Scientific classification
- Kingdom: Animalia
- Phylum: Chordata
- Class: Aves
- Order: Passeriformes
- Family: Passeridae
- Genus: Passer
- Species: P. suahelicus
- Binomial name: Passer suahelicus Reichenow, 1904

= Swahili sparrow =

- Authority: Reichenow, 1904
- Conservation status: LC

Species of bird

The Swahili sparrow (Passer suahelicus) is a passerine bird of the sparrow family Passeridae. It lives in the savanna of southern Kenya and Tanzania. Until recently, it was usually treated as a subspecies of the northern grey-headed sparrow (Passer griseus), with which it hybridizes in southern Tanzania and possibly elsewhere. It has a more rounded head profile however, a smaller eye and the grey head plumage extends unto the mantle.
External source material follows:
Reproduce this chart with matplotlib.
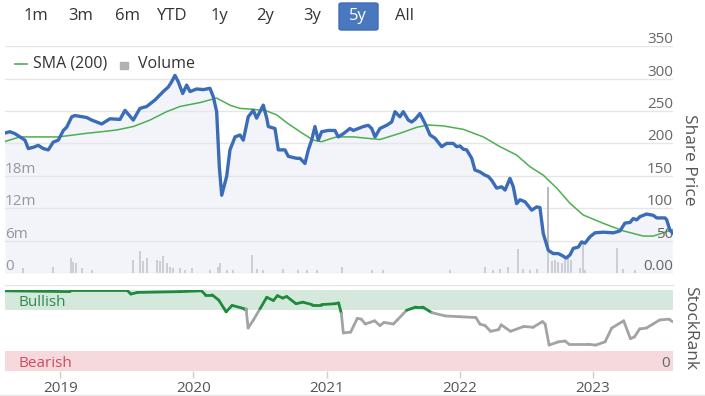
import matplotlib
matplotlib.use("Agg")
import matplotlib.pyplot as plt
import numpy as np
from matplotlib.collections import LineCollection
from matplotlib.patches import FancyBboxPatch, Rectangle
from matplotlib.lines import Line2D

plt.rcParams['font.family'] = ['Open Sans', 'DejaVu Sans']

# ---------------- data (time in decimal years) ----------------
range_buttons = ["1m", "3m", "6m", "YTD", "1y", "2y", "3y", "5y", "All"]
selected_button = "5y"

price_t = [2018.585, 2018.622, 2018.660, 2018.697, 2018.735, 2018.760, 2018.797, 2018.835, 2018.872, 2018.910,
           2018.947, 2018.985, 2019.023, 2019.048, 2019.086, 2019.110, 2019.198, 2019.236, 2019.311, 2019.373,
           2019.448, 2019.486, 2019.548, 2019.598, 2019.649, 2019.711, 2019.773, 2019.811, 2019.836, 2019.861,
           2019.886, 2019.919, 2019.949, 2019.974, 2020.024, 2020.074, 2020.124, 2020.149, 2020.174, 2020.194,
           2020.212, 2020.249, 2020.274, 2020.312, 2020.349, 2020.374, 2020.411, 2020.449, 2020.474, 2020.524,
           2020.550, 2020.562, 2020.612, 2020.637, 2020.687, 2020.712, 2020.775, 2020.800, 2020.837, 2020.862,
           2020.887, 2020.912, 2020.937, 2020.962, 2021.012, 2021.062, 2021.087, 2021.125, 2021.175, 2021.200,
           2021.275, 2021.312, 2021.338, 2021.363, 2021.400, 2021.450, 2021.488, 2021.513, 2021.550, 2021.575,
           2021.613, 2021.638, 2021.663, 2021.700, 2021.738, 2021.776, 2021.813, 2021.863, 2021.901, 2021.950,
           2021.976, 2022.001, 2022.026, 2022.051, 2022.089, 2022.113, 2022.151, 2022.188, 2022.213, 2022.239,
           2022.276, 2022.314, 2022.339, 2022.376, 2022.401, 2022.426, 2022.451, 2022.489, 2022.539, 2022.577,
           2022.601, 2022.626, 2022.664, 2022.701, 2022.739, 2022.776, 2022.797, 2022.827, 2022.851, 2022.889,
           2022.914, 2022.939, 2022.977, 2023.014, 2023.077, 2023.152, 2023.202, 2023.239, 2023.277, 2023.302,
           2023.327, 2023.352, 2023.402, 2023.452, 2023.478, 2023.540, 2023.553, 2023.577, 2023.595]
price = [216, 218, 215, 210, 205, 192, 194, 197, 192, 190,
         202, 205, 220, 225, 241, 243, 240, 236, 230, 238,
         237, 251, 236, 254, 257, 267, 280, 287, 295, 305,
         295, 277, 290, 280, 284, 283, 285, 272, 249, 164,
         120, 149, 190, 210, 213, 205, 241, 251, 239, 259,
         239, 226, 223, 190, 190, 180, 177, 177, 169, 190,
         205, 226, 205, 218, 220, 220, 210, 215, 223, 220,
         226, 228, 223, 210, 223, 228, 233, 249, 241, 249,
         236, 233, 237, 246, 231, 213, 208, 195, 200, 200,
         195, 196, 191, 190, 177, 159, 156, 151, 149, 143,
         131, 133, 128, 146, 133, 107, 113, 110, 97, 102,
         101, 61, 35, 30, 30, 26, 23, 28, 38, 40,
         48, 46, 56, 62, 63, 62, 65, 77, 78, 84,
         82, 87, 91, 89, 85, 85, 82, 66, 62]

sma_t = [2018.585, 2018.697, 2018.985, 2019.198, 2019.311, 2019.423, 2019.548, 2019.673, 2019.799, 2019.899,
         2020.049, 2020.174, 2020.274, 2020.349, 2020.449, 2020.550, 2020.625, 2020.700, 2020.800, 2020.899,
         2020.962, 2021.025, 2021.075, 2021.200, 2021.400, 2021.550, 2021.676, 2021.763, 2021.875, 2022.026,
         2022.176, 2022.301, 2022.426, 2022.526, 2022.626, 2022.727, 2022.827, 2022.926, 2023.077, 2023.227,
         2023.377, 2023.452, 2023.527, 2023.595]
sma = [203, 210, 210, 215.6, 218, 220.7, 226, 236, 249, 257,
       263, 270, 259, 254, 252.6, 250, 244, 232, 218, 205,
       202.6, 207, 210, 210, 206, 215.6, 224.8, 228.4, 227, 221.7,
       210, 195, 182, 164, 151, 131, 107.5, 89.5, 76.6, 65,
       57, 57, 62, 67]

volume_t = [2018.720, 2018.945, 2019.080, 2019.095, 2019.118, 2019.163, 2019.238, 2019.546, 2019.598, 2019.621,
            2019.651, 2019.726, 2019.749, 2019.771, 2019.801, 2019.824, 2019.846, 2019.899, 2019.936, 2019.989,
            2020.124, 2020.184, 2020.199, 2020.252, 2020.297, 2020.439, 2020.477, 2020.522, 2020.672, 2020.785,
            2020.852, 2020.927, 2021.115, 2021.340, 2021.423, 2021.926, 2022.188, 2022.248, 2022.300, 2022.361,
            2022.436, 2022.474, 2022.526, 2022.579, 2022.661, 2022.691, 2022.714, 2022.736, 2022.766, 2022.789,
            2022.812, 2022.834, 2022.902, 2022.925, 2022.940, 2023.180, 2023.225, 2023.315]
volume_m = [1.0, 1.2, 2.8, 2.0, 1.9, 1.0, 0.6, 2.5, 4.0, 2.2,
            2.8, 2.5, 2.2, 3.1, 1.9, 1.2, 1.0, 0.9, 0.6, 0.9,
            0.6, 1.2, 1.9, 0.6, 0.6, 3.4, 0.7, 0.6, 0.7, 0.6,
            0.6, 0.5, 1.2, 0.6, 0.5, 0.6, 1.2, 0.6, 0.7, 1.2,
            4.4, 0.7, 0.6, 0.7, 16.0, 2.2, 2.5, 2.0, 1.8, 2.5,
            3.1, 2.5, 0.9, 5.5, 0.6, 4.6, 0.7, 0.6]

rank_t = [2018.585, 2019.07, 2019.09, 2019.50, 2019.53, 2019.58, 2019.90, 2020.06, 2020.09, 2020.14,
          2020.19, 2020.23, 2020.245, 2020.29, 2020.38, 2020.395, 2020.41, 2020.45, 2020.50, 2020.55,
          2020.60, 2020.63, 2020.67, 2020.70, 2020.77, 2020.82, 2020.89, 2020.96, 2021.06, 2021.09,
          2021.11, 2021.125, 2021.18, 2021.23, 2021.26, 2021.29, 2021.36, 2021.40, 2021.43, 2021.50,
          2021.53, 2021.60, 2021.67, 2021.72, 2021.79, 2021.89, 2022.00, 2022.12, 2022.15, 2022.19,
          2022.23, 2022.29, 2022.31, 2022.38, 2022.48, 2022.55, 2022.62, 2022.64, 2022.67, 2022.74,
          2022.79, 2022.82, 2022.96, 2023.02, 2023.09, 2023.14, 2023.23, 2023.28, 2023.31, 2023.35,
          2023.40, 2023.45, 2023.50, 2023.57, 2023.595]
rank = [99, 98, 100, 100, 95, 97, 98, 99, 94, 94,
        87.5, 77, 73, 81, 77, 77, 53, 63, 77, 91,
        87, 93, 90, 92, 83, 85, 82, 82, 83, 84,
        71, 47, 48, 65, 64, 58, 62, 56, 60, 58,
        63, 75, 79, 79, 72, 68, 67, 66, 58, 56,
        49, 51, 57, 49, 55, 54, 61, 58, 32, 36,
        37, 33, 33, 32, 36, 53, 62, 40, 42, 52,
        53, 58, 63, 64, 61]

years = [2019, 2020, 2021, 2022, 2023]
price_ticks = [0, 50, 100, 150, 200, 250, 300, 350]
price_tick_labels = ["0.00", "50", "100", "150", "200", "250", "300", "350"]
volume_ticks = [0, 6, 12, 18]
volume_tick_labels = ["0", "6m", "12m", "18m"]
bullish_min, bearish_max = 75, 25

# ---------------- layout ----------------
W, H = 705, 396
fig = plt.figure(figsize=(W / 100, H / 100), dpi=100)
fig.patch.set_facecolor("white")

def fx(px):
    return px / W

def fy(py):
    return 1 - py / H

x0, x1 = 5, 673
xlim = (2018.585, 2023.60)
label_col = "#666666"
grid_col = "#e6e6e6"

rect_main = [fx(x0), fy(273), fx(x1 - x0), (273 - 46.2) / H]
axv = fig.add_axes(rect_main)
ax = fig.add_axes(rect_main)
ax.set_zorder(axv.get_zorder() + 1)
ax.patch.set_visible(False)

for a in (ax, axv):
    a.set_xlim(*xlim)
    for s in a.spines.values():
        s.set_visible(False)
    a.set_xticks([])
    a.set_yticks([])

ax.set_ylim(0, 350)
axv.set_ylim(0, 42)

for v in price_ticks:
    axv.axhline(v * 42 / 350, color=grid_col, lw=1, zorder=0)

axv.bar(volume_t, volume_m, width=0.011, color="#b9b9be", zorder=2, linewidth=0)

ax.fill_between(price_t, price, 0, color="#e3e8f4", alpha=0.45, lw=0, zorder=1)
ax.plot(sma_t, sma, color="#4caf50", lw=1.1, zorder=3)
ax.plot(price_t, price, color="#3b6cb7", lw=2.4, zorder=4, solid_joinstyle="round")

for v, lab in zip(price_ticks, price_tick_labels):
    ax.annotate(lab, xy=(1, v), xycoords=("axes fraction", "data"), xytext=(0, 2.2),
                textcoords="offset points", ha="right", va="baseline", fontsize=11, color=label_col)
for v, lab in zip(volume_ticks, volume_tick_labels):
    axv.annotate(lab, xy=(0, v), xycoords=("axes fraction", "data"), xytext=(0, 2.2),
                 textcoords="offset points", ha="left", va="baseline", fontsize=11, color="#555555")

fig.text(fx(689), fy(160), "Share Price", rotation=270, ha="center", va="center", fontsize=12.5, color="#555555")
fig.text(fx(690), fy(328), "StockRank", rotation=270, ha="center", va="center", fontsize=12.5, color="#555555")

# legend
fig.add_artist(Line2D([fx(15), fx(27)], [fy(64), fy(64)], color="#4caf50", lw=1.2))
fig.text(fx(33), fy(64), "SMA (200)", ha="left", va="center", fontsize=11.5, color="#333333")
fig.add_artist(Rectangle((fx(120), fy(69)), fx(8), 7.5 / H, color="#b0b0b5", transform=fig.transFigure))
fig.text(fx(138), fy(64), "Volume", ha="left", va="center", fontsize=11.5, color="#333333")

# buttons
btn_x = [35.5, 81, 127, 172, 219, 265, 312, 358, 404]
for lab, bx in zip(range_buttons, btn_x):
    if lab == selected_button:
        fig.add_artist(FancyBboxPatch((fx(339), fy(30)), fx(39), 27 / H,
                                      boxstyle="round,pad=0,rounding_size=0.004",
                                      transform=fig.transFigure, facecolor="#4a78bf", edgecolor="#3f6db5"))
        fig.text(fx(bx), fy(16.5), lab, ha="center", va="center", fontsize=12, color="white")
    else:
        fig.text(fx(bx), fy(16.5), lab, ha="center", va="center", fontsize=12, color="#333333")

# ---------------- rank panel ----------------
axr = fig.add_axes([fx(x0), fy(371), fx(x1 - x0), 81 / H])
axr.set_xlim(*xlim)
axr.set_ylim(0, 100)
for s in axr.spines.values():
    s.set_visible(False)
axr.set_yticks([])
axr.axhspan(bullish_min, 100, color="#d4e9dc", lw=0, zorder=0)
axr.axhspan(0, bearish_max, color="#f5d9dc", lw=0, zorder=0)
axr.annotate("Bullish", xy=(0.02, (bullish_min + 100) / 2), xycoords=("axes fraction", "data"),
             xytext=(0, -2), textcoords="offset points", ha="left", va="center", fontsize=11, color="#2e8b4f")
axr.annotate("Bearish", xy=(0.02, bearish_max / 2), xycoords=("axes fraction", "data"),
             xytext=(0, -2), textcoords="offset points", ha="left", va="center", fontsize=11, color="#d24a5e")
axr.annotate("0", xy=(0.995, bearish_max / 2), xycoords=("axes fraction", "data"),
             xytext=(0, -2), textcoords="offset points", ha="right", va="center", fontsize=11, color=label_col)

pts = np.column_stack([rank_t, rank])
segs = np.stack([pts[:-1], pts[1:]], axis=1)
rk = np.array(rank, dtype=float)
mid = (rk[:-1] + rk[1:]) / 2
cols = ["#1f8a3c" if m >= 74 else "#a3a3a3" for m in mid]
axr.add_collection(LineCollection(segs, colors=cols, linewidths=2.0, capstyle="round", joinstyle="round", zorder=3))

axr.set_xticks(years)
axr.set_xticklabels([str(y) for y in years])
axr.tick_params(axis="x", length=5, width=1, color="#d0d0d0", labelsize=11, labelcolor="#555555", pad=2.5)

fig.add_artist(Line2D([fx(x0), fx(x1)], [fy(285), fy(285)], color=grid_col, lw=1))
fig.add_artist(Line2D([0, 1], [fy(395), fy(395)], color=grid_col, lw=1))

fig.savefig("out.png", dpi=100)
In addition to the subtle physical characteristics, the Swahili sparrow also differs from the northern grey-headed sparrow in terms of habitat preference, nest construction and post-breeding behaviour. They build grass nests in Acacia trees in dry regions, and generally avoid moister coastal lowlands or uplands. Following the breeding season they form nomadic flocks, and the bill colour will change from black to horn-coloured. They may nest in the proximity of northern grey-headed sparrow, but not on buildings, and may be found beside individuals of the latter species as they disperse onto farmland.